*TASK BRIEF*. Take the lines of the data below from the very first through the line containing "const yTickValues = [10,12.5,15,17.5,20,22.5,25];" and output them exactly, pictures excluded.

*RECORDED DATA*.

+===+

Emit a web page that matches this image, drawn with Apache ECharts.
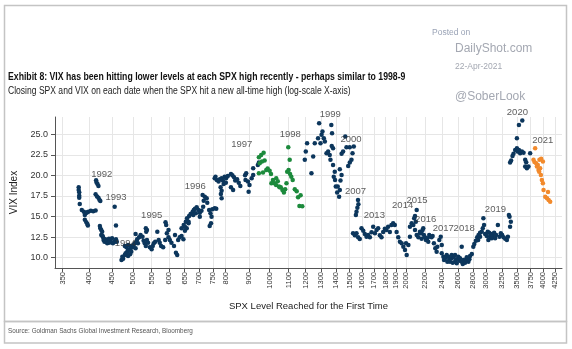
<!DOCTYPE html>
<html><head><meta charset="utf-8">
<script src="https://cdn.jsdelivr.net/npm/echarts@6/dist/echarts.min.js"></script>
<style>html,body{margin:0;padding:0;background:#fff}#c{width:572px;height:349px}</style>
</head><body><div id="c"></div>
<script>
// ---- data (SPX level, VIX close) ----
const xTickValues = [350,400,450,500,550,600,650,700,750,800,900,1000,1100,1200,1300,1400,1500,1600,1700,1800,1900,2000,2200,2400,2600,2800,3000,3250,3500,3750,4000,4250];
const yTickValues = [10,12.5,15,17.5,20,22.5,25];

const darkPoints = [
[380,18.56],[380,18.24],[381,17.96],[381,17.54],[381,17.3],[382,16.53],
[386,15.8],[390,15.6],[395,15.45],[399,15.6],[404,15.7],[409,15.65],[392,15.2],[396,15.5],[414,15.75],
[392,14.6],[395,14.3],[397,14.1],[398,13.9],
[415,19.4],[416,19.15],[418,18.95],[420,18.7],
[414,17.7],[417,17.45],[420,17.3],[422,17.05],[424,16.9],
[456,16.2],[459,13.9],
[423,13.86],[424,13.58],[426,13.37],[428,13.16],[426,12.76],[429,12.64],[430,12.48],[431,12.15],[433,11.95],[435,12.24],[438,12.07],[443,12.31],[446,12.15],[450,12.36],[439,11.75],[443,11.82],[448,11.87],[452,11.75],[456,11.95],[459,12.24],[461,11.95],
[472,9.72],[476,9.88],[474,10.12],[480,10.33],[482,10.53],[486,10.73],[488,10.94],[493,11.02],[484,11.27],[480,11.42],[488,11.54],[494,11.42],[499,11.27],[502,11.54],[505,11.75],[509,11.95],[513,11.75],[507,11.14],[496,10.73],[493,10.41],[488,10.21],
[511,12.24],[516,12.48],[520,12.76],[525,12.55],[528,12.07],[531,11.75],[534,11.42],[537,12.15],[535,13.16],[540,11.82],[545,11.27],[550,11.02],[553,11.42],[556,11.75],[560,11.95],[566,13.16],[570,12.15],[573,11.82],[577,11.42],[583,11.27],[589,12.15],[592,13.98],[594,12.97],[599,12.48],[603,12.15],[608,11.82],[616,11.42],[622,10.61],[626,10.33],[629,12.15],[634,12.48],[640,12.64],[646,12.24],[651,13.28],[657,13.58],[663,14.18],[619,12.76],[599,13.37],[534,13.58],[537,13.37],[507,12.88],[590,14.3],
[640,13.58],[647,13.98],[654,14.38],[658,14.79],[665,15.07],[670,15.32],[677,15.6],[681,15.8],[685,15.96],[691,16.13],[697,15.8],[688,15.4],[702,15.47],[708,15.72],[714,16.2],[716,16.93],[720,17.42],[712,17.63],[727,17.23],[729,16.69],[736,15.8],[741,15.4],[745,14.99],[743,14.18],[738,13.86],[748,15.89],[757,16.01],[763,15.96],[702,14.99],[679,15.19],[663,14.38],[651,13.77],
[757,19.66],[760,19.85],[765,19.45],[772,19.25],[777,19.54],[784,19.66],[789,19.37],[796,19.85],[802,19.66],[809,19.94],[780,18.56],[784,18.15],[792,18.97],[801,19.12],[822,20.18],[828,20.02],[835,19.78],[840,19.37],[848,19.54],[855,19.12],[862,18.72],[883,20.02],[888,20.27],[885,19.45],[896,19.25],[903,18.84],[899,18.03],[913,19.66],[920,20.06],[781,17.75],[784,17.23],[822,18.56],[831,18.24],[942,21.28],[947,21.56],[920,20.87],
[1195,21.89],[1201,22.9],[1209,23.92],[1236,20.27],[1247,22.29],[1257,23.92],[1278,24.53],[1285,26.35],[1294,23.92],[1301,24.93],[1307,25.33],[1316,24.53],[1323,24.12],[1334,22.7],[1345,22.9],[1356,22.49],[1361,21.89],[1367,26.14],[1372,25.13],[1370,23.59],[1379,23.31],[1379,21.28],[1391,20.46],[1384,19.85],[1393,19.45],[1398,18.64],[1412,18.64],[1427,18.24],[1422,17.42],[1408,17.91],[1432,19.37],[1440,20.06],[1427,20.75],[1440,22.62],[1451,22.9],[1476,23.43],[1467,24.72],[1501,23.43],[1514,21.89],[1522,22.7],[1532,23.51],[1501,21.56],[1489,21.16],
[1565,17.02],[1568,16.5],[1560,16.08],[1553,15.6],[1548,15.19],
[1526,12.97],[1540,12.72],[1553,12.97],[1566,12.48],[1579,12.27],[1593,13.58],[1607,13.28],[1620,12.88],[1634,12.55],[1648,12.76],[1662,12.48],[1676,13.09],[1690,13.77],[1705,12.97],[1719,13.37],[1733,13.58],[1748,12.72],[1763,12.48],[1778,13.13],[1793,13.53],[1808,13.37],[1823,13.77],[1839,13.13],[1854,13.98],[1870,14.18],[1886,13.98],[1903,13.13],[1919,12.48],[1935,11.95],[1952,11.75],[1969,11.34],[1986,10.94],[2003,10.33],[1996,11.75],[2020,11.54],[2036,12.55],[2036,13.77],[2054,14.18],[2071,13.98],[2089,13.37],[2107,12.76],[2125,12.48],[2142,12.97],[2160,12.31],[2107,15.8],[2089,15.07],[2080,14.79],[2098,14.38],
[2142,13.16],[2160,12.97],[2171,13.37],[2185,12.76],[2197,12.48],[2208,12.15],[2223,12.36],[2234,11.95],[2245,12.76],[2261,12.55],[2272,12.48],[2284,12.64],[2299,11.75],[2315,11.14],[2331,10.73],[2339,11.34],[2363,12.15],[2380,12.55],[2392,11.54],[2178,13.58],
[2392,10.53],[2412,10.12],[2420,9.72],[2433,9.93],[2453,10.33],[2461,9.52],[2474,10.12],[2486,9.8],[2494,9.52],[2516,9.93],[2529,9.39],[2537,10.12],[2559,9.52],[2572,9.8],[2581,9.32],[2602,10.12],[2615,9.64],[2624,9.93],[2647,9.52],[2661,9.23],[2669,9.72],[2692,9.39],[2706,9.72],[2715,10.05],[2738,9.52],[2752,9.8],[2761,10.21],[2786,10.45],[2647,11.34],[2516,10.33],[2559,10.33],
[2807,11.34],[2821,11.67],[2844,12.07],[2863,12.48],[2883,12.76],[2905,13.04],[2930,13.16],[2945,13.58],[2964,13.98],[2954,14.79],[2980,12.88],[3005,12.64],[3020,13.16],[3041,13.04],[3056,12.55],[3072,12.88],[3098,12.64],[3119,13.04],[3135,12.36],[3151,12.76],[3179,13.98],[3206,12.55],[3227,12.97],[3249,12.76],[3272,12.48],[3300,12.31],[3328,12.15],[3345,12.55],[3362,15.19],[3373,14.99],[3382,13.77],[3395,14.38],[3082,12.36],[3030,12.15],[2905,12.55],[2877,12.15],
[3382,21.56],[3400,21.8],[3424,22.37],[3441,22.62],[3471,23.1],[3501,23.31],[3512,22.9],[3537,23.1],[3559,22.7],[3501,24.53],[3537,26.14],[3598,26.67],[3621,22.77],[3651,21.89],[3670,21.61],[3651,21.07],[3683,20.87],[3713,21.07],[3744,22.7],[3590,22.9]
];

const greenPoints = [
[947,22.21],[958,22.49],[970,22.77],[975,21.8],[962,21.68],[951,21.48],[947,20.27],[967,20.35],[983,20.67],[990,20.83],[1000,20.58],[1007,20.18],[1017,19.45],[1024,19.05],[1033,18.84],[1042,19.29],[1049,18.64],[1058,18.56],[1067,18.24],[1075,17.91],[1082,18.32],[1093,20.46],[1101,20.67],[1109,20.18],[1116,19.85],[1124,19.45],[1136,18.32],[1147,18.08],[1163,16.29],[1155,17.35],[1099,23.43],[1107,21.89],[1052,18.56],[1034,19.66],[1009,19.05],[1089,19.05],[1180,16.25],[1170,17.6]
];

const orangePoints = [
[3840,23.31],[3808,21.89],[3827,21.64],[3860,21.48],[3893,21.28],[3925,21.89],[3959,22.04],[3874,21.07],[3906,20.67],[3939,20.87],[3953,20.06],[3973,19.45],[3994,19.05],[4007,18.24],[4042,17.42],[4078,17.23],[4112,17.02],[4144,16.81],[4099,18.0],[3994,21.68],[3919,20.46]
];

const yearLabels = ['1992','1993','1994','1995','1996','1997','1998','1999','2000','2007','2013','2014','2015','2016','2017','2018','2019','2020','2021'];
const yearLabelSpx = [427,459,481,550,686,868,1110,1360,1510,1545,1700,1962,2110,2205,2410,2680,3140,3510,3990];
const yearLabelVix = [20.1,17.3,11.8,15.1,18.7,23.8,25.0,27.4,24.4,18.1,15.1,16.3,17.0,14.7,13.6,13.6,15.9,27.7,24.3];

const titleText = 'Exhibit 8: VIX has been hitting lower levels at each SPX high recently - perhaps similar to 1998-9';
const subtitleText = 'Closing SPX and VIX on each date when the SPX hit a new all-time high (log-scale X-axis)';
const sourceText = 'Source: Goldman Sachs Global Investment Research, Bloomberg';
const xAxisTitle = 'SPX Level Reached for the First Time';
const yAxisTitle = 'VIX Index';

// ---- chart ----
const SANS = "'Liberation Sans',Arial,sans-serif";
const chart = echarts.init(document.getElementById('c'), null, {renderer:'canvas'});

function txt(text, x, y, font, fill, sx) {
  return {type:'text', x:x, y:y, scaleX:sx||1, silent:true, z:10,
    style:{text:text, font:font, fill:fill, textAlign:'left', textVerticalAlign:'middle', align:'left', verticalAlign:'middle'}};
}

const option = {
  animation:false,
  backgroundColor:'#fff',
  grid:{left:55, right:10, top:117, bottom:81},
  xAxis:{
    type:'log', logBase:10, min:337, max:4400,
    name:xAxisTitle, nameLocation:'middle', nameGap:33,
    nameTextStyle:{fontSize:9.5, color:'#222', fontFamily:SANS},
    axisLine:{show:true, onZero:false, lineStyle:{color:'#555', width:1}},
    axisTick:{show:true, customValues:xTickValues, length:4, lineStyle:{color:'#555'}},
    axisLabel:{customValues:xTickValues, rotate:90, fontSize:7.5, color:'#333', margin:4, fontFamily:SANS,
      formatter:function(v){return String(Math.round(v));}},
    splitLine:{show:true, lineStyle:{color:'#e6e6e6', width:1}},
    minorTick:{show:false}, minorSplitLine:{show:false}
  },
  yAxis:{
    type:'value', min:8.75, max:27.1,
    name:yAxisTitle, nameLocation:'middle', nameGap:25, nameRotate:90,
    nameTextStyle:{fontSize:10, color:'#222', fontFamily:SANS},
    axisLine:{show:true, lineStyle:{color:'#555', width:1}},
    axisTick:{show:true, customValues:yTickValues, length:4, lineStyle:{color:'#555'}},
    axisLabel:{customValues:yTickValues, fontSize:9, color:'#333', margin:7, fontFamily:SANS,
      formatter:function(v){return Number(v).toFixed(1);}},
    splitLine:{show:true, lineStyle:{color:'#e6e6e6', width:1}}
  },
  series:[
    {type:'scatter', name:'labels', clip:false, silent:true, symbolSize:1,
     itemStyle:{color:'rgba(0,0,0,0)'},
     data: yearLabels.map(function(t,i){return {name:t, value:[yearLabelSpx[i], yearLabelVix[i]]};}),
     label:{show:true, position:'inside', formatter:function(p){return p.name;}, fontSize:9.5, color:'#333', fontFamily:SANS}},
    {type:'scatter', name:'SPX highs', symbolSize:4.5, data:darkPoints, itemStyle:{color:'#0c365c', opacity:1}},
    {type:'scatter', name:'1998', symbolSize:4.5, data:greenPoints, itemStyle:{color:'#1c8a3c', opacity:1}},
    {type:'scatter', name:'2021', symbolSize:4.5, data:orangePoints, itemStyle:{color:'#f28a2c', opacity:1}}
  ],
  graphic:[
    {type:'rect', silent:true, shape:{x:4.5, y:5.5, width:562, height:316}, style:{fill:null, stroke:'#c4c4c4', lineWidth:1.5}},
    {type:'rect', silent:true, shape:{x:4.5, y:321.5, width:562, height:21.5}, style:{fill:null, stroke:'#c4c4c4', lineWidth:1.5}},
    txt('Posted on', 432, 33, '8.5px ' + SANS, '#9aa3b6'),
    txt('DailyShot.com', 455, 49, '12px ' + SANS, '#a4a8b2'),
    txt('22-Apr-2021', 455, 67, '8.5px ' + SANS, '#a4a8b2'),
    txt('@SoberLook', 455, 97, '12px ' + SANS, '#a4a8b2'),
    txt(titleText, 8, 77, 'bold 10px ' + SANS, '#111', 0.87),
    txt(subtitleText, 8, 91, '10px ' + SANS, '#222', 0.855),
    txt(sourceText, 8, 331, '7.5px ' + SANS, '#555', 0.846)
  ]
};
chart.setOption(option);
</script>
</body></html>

+===+

*WRITTEN RESPONSE*.
Emit a web page that matches this image, drawn with Apache ECharts.
<!DOCTYPE html>
<html><head><meta charset="utf-8">
<script src="https://cdn.jsdelivr.net/npm/echarts@6/dist/echarts.min.js"></script>
<style>html,body{margin:0;padding:0;background:#fff}#c{width:572px;height:349px}</style>
</head><body><div id="c"></div>
<script>
// ---- data (SPX level, VIX close) ----
const xTickValues = [350,400,450,500,550,600,650,700,750,800,900,1000,1100,1200,1300,1400,1500,1600,1700,1800,1900,2000,2200,2400,2600,2800,3000,3250,3500,3750,4000,4250];
const yTickValues = [10,12.5,15,17.5,20,22.5,25];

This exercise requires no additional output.